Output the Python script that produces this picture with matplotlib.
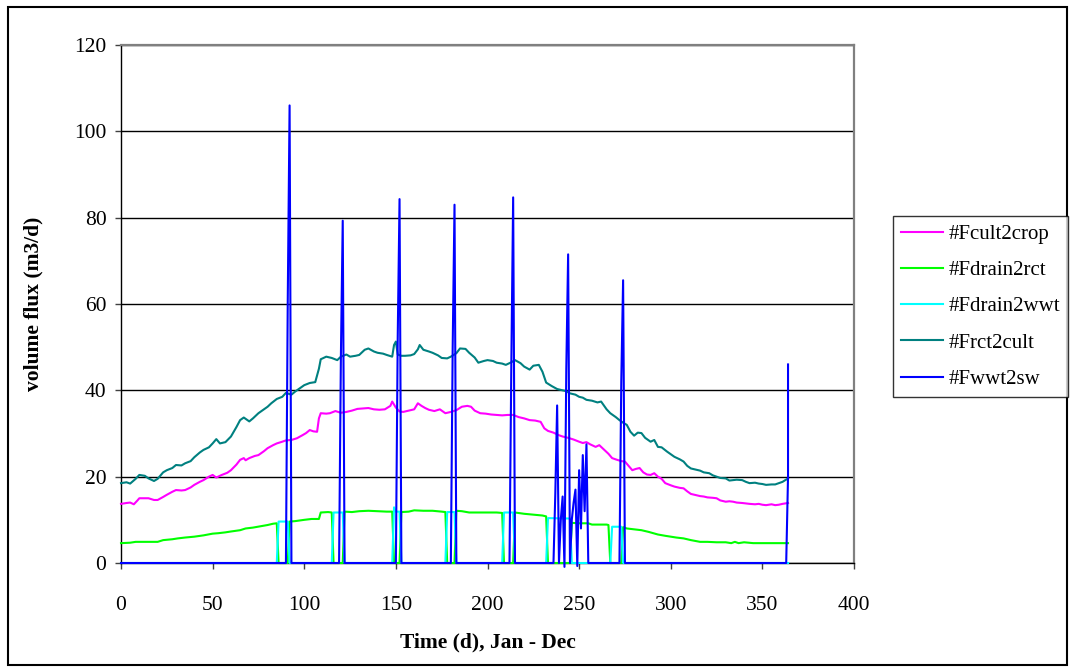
import matplotlib.pyplot as plt
from matplotlib.patches import Rectangle

# *****************************************************************************

SERIES_NAMES = ['#Fcult2crop', '#Fdrain2rct', '#Fdrain2wwt', '#Frct2cult', '#Fwwt2sw']
SERIES_COLORS = ['#FF00FF', '#00FF00', '#00FFFF', '#008080', '#0000FF']

crop_days = [0, 3, 5, 7, 9, 10, 13, 15, 18, 20, 23, 25, 28, 30, 33, 35, 38, 40, 43, 45,
             48, 50, 52, 55, 58, 60, 63, 65, 67, 68, 70, 73, 75, 78, 80, 83, 85, 88, 90,
             93, 96, 99, 101, 103, 105, 107, 108, 109, 112, 114, 117, 120, 123, 126, 129,
             132, 135, 138, 141, 144, 147, 148, 150, 152, 154, 157, 160, 162, 164, 166,
             168, 171, 174, 177, 180, 183, 186, 189, 191, 193, 196, 199, 202, 205, 208,
             211, 214, 217, 220, 223, 226, 229, 231, 233, 236, 239, 241, 244, 247, 250,
             252, 254, 256, 259, 261, 263, 266, 268, 270, 273, 275, 277, 279, 281, 283,
             285, 287, 289, 291, 293, 295, 297, 300, 302, 305, 307, 309, 311, 314, 316,
             318, 320, 323, 325, 327, 330, 332, 334, 336, 339, 341, 343, 346, 348, 350,
             352, 355, 357, 359, 361, 364]
crop_vals = [13.7, 13.9, 14.0, 13.6, 14.5, 15.0, 15.0, 15.0, 14.6, 14.6, 15.3, 15.8, 16.5,
             16.9, 16.8, 16.9, 17.5, 18.1, 18.8, 19.2, 20.0, 20.4, 19.8, 20.4, 20.9, 21.5,
             22.8, 23.9, 24.3, 23.8, 24.3, 24.8, 25.0, 25.9, 26.6, 27.3, 27.7, 28.1, 28.4,
             28.5, 28.9, 29.6, 30.1, 30.8, 30.5, 30.4, 33.5, 34.7, 34.6, 34.7, 35.2, 34.8,
             35.0, 35.3, 35.7, 35.8, 35.9, 35.6, 35.5, 35.6, 36.4, 37.4, 36.0, 35.1, 35.0,
             35.3, 35.6, 37.0, 36.4, 35.9, 35.5, 35.2, 35.6, 34.7, 35.0, 35.4, 36.2, 36.4,
             36.2, 35.3, 34.7, 34.6, 34.4, 34.3, 34.2, 34.3, 34.3, 33.8, 33.5, 33.1, 33.0,
             32.7, 31.2, 30.6, 30.2, 29.6, 29.3, 29.0, 28.6, 28.1, 27.8, 28.0, 27.5, 26.9,
             27.3, 26.5, 25.3, 24.3, 24.0, 23.6, 23.5, 22.5, 21.5, 21.8, 22.0, 21.0, 20.5,
             20.4, 20.8, 20.0, 19.5, 18.5, 18.0, 17.7, 17.4, 17.3, 16.6, 16.0, 15.7, 15.5,
             15.4, 15.2, 15.1, 15.0, 14.5, 14.2, 14.3, 14.2, 14.0, 13.9, 13.8, 13.7, 13.6,
             13.7, 13.5, 13.4, 13.6, 13.4, 13.5, 13.7, 13.9]

rct_in_days = [0, 5, 8, 15, 20, 23, 28, 31, 35, 40, 45, 50, 53, 57, 60, 65, 68, 72, 76,
               80, 83, 85, 86, 91, 92, 95, 100, 104, 108, 109, 113, 115, 116, 121, 122,
               126, 130, 135, 140, 145, 148, 149, 152, 153, 157, 160, 165, 170, 175, 177,
               178, 182, 183, 186, 190, 195, 200, 205, 208, 209, 214, 215, 220, 225, 230,
               232, 233, 245, 246, 250, 255, 257, 260, 265, 266, 267, 273, 274, 276, 280,
               284, 288, 293, 297, 300, 303, 307, 311, 316, 320, 325, 330, 333, 335, 337,
               340, 345, 350, 355, 360, 364]
rct_in_vals = [4.6, 4.7, 4.9, 4.9, 4.9, 5.3, 5.5, 5.7, 5.9, 6.1, 6.4, 6.8, 6.9, 7.1, 7.3,
               7.6, 8.0, 8.2, 8.5, 8.8, 9.1, 9.2, 0, 0, 9.6, 9.7, 10.0, 10.2, 10.2, 11.7,
               11.8, 11.7, 0, 0, 11.9, 11.8, 12.0, 12.1, 12.0, 11.9, 11.9, 0, 0, 11.8, 11.9,
               12.2, 12.1, 12.1, 11.9, 11.8, 0, 0, 12.1, 12.0, 11.7, 11.7, 11.7, 11.7, 11.6,
               0, 0, 11.7, 11.4, 11.2, 11.0, 10.8, 0, 0, 9.3, 9.2, 9.2, 8.9, 8.9, 8.9, 8.8,
               0, 0, 8.3, 8.0, 7.8, 7.6, 7.2, 6.6, 6.3, 6.1, 5.9, 5.7, 5.3, 4.9, 4.9, 4.8,
               4.8, 4.6, 4.9, 4.6, 4.8, 4.6, 4.6, 4.6, 4.6, 4.6]

wwt_in_days = [0, 85, 86, 91, 92, 115, 116, 121, 122, 148, 149, 150, 152, 153, 177, 178,
               182, 183, 208, 209, 214, 215, 232, 233, 245, 246, 267, 268, 273, 274, 364]
wwt_in_vals = [0, 0, 9.6, 9.6, 0, 0, 11.7, 11.7, 0, 0, 12.9, 11.9, 11.9, 0, 0, 11.8, 11.8,
               0, 0, 11.7, 11.7, 0, 0, 10.4, 10.3, 0, 0, 8.4, 8.4, 0, 0]

cult_in_days = [0, 3, 5, 8, 10, 13, 15, 18, 20, 23, 25, 28, 30, 33, 35, 38, 40, 43, 45, 48,
                50, 52, 54, 57, 60, 63, 65, 67, 70, 72, 75, 78, 80, 82, 85, 88, 90, 93, 95,
                98, 100, 103, 106, 108, 109, 112, 115, 118, 120, 123, 125, 128, 130, 133,
                135, 138, 140, 143, 145, 148, 149, 150, 151, 153, 155, 158, 160, 162, 163,
                165, 168, 170, 173, 175, 178, 180, 183, 185, 188, 190, 193, 195, 198, 200,
                203, 205, 208, 210, 213, 215, 218, 220, 223, 225, 228, 230, 232, 235, 238,
                240, 243, 245, 248, 250, 252, 254, 257, 260, 262, 265, 267, 270, 272, 274,
                276, 278, 280, 282, 284, 286, 289, 291, 293, 295, 298, 300, 302, 305, 307,
                309, 311, 314, 316, 318, 321, 323, 325, 327, 330, 332, 334, 336, 339, 341,
                343, 346, 348, 350, 352, 355, 357, 359, 361, 364]
cult_in_vals = [18.5, 18.7, 18.4, 19.5, 20.4, 20.2, 19.6, 19.0, 19.5, 21.0, 21.5, 22.0,
                22.7, 22.6, 23.1, 23.6, 24.5, 25.6, 26.2, 26.8, 27.7, 28.7, 27.7, 28.0,
                29.3, 31.5, 33.1, 33.7, 32.8, 33.5, 34.7, 35.6, 36.2, 37.0, 38.0, 38.5,
                39.4, 39.0, 39.7, 40.6, 41.2, 41.7, 41.9, 45.0, 47.2, 47.8, 47.5, 47.0,
                47.8, 48.3, 47.8, 48.0, 48.2, 49.4, 49.7, 49.0, 48.7, 48.5, 48.2, 47.8,
                50.5, 51.3, 48.3, 48.0, 48.0, 48.1, 48.4, 49.5, 50.5, 49.4, 49.0, 48.7,
                48.1, 47.5, 47.4, 47.8, 48.6, 49.7, 49.6, 48.7, 47.6, 46.4, 46.8, 47.0,
                46.8, 46.4, 46.2, 45.9, 46.5, 47.0, 46.3, 45.5, 44.8, 45.7, 45.9, 44.3,
                41.8, 41.0, 40.3, 40.1, 39.8, 39.3, 39.0, 38.5, 38.3, 37.8, 37.6, 37.2,
                37.4, 35.6, 34.7, 33.8, 33.1, 32.5, 32.0, 30.4, 29.5, 30.2, 30.1, 29.0,
                28.1, 28.5, 26.9, 26.8, 25.8, 25.2, 24.6, 24.0, 23.5, 22.5, 21.9, 21.6,
                21.4, 21.0, 20.8, 20.3, 20.0, 19.7, 19.6, 19.1, 19.2, 19.3, 19.2, 18.8,
                18.5, 18.6, 18.4, 18.3, 18.1, 18.2, 18.2, 18.5, 18.8, 19.6]

sw_days = [0, 90, 91, 92, 93, 119, 120, 121, 122, 150, 151, 152, 153, 180, 181, 182, 183,
           212, 213, 214, 215, 236, 237, 238, 239, 240, 241, 242, 243, 244, 245, 246, 247,
           248, 249, 250, 251, 252, 253, 254, 255, 272, 273, 274, 275, 363, 364, 364]
sw_vals = [0, 0, 61, 106, 0, 0, 48, 79.3, 0, 0, 52, 84.3, 0, 0, 50, 83, 0, 0, 46, 84.7, 0,
           0, 16, 36.5, 0, 10, 15.4, -0.9, 45, 71.5, 0, 10, 14, 17, -0.7, 21.5, 8, 25, 12,
           27.5, 0, 0, 42, 65.5, 0, 0, 20, 46]

X_TICKS = [0, 50, 100, 150, 200, 250, 300, 350, 400]
Y_TICKS = [0, 20, 40, 60, 80, 100, 120]

# *****************************************************************************


def make_fig():

    plt.rcParams['font.family'] = ['Liberation Serif', 'DejaVu Serif']

    fig01 = plt.figure(figsize=(10.75, 6.72), dpi=100)
    W, H = 1075.0, 672.0

    axs01 = fig01.add_axes([121/W, 1-563/H, (854-121)/W, (563-45)/H])

    all_days = [crop_days, rct_in_days, wwt_in_days, cult_in_days, sw_days]
    all_vals = [crop_vals, rct_in_vals, wwt_in_vals, cult_in_vals, sw_vals]

    for k1 in range(len(SERIES_NAMES)):
        axs01.plot(all_days[k1], all_vals[k1], color=SERIES_COLORS[k1],
                   lw=1.5, label=SERIES_NAMES[k1], clip_on=False, zorder=3+k1)

    axs01.set_xlim(0, 400)
    axs01.set_ylim(0, 120)
    axs01.set_xticks(X_TICKS)
    axs01.set_yticks(Y_TICKS)
    axs01.tick_params(axis='both', labelsize=15.5, direction='out', length=4.5,
                      width=1.0, color='#404040')
    axs01.tick_params(axis='x', pad=19)
    axs01.tick_params(axis='y', pad=6)

    axs01.yaxis.grid(True, color='black', lw=1.0)
    axs01.set_axisbelow(True)
    for side in ['top', 'right']:
        axs01.spines[side].set_color('#808080')
        axs01.spines[side].set_linewidth(1.6)
    for side in ['left', 'bottom']:
        axs01.spines[side].set_color('black')
        axs01.spines[side].set_linewidth(1.0)

    axs01.set_xlabel('Time (d), Jan - Dec', fontsize=15.5, fontweight='bold',
                     labelpad=13)
    axs01.set_ylabel('volume flux (m3/d)', fontsize=15.5, fontweight='bold',
                     labelpad=22)

    leg = fig01.legend(loc='upper left', bbox_to_anchor=(893/W, 1-216/H),
                       fontsize=15, frameon=True, fancybox=False,
                       edgecolor='black', handlelength=2.0, handletextpad=0.25,
                       labelspacing=0.8, borderpad=0.4, borderaxespad=0)
    leg.get_frame().set_linewidth(1.0)

    # Outer chart border
    fig01.patches.append(Rectangle((8/W, 1-665/H), (1067-8)/W, (665-7)/H,
                                   transform=fig01.transFigure, fill=False,
                                   edgecolor='black', lw=1.5))

    plt.savefig('out.png', dpi=100)
    plt.close()

    return None

# *****************************************************************************


if (__name__ == "__main__"):

    make_fig()

# *****************************************************************************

> _Direction_:
Reproduce the material above from its first line through the line containing "['#FF00FF', '#00FF00', '#00FFFF', '#008080', '#0000FF']", both ends included, and skip every picture.

> _Complete answer_:
Output the Python script that produces this picture with matplotlib.
import matplotlib.pyplot as plt
from matplotlib.patches import Rectangle

# *****************************************************************************

SERIES_NAMES = ['#Fcult2crop', '#Fdrain2rct', '#Fdrain2wwt', '#Frct2cult', '#Fwwt2sw']
SERIES_COLORS = ['#FF00FF', '#00FF00', '#00FFFF', '#008080', '#0000FF']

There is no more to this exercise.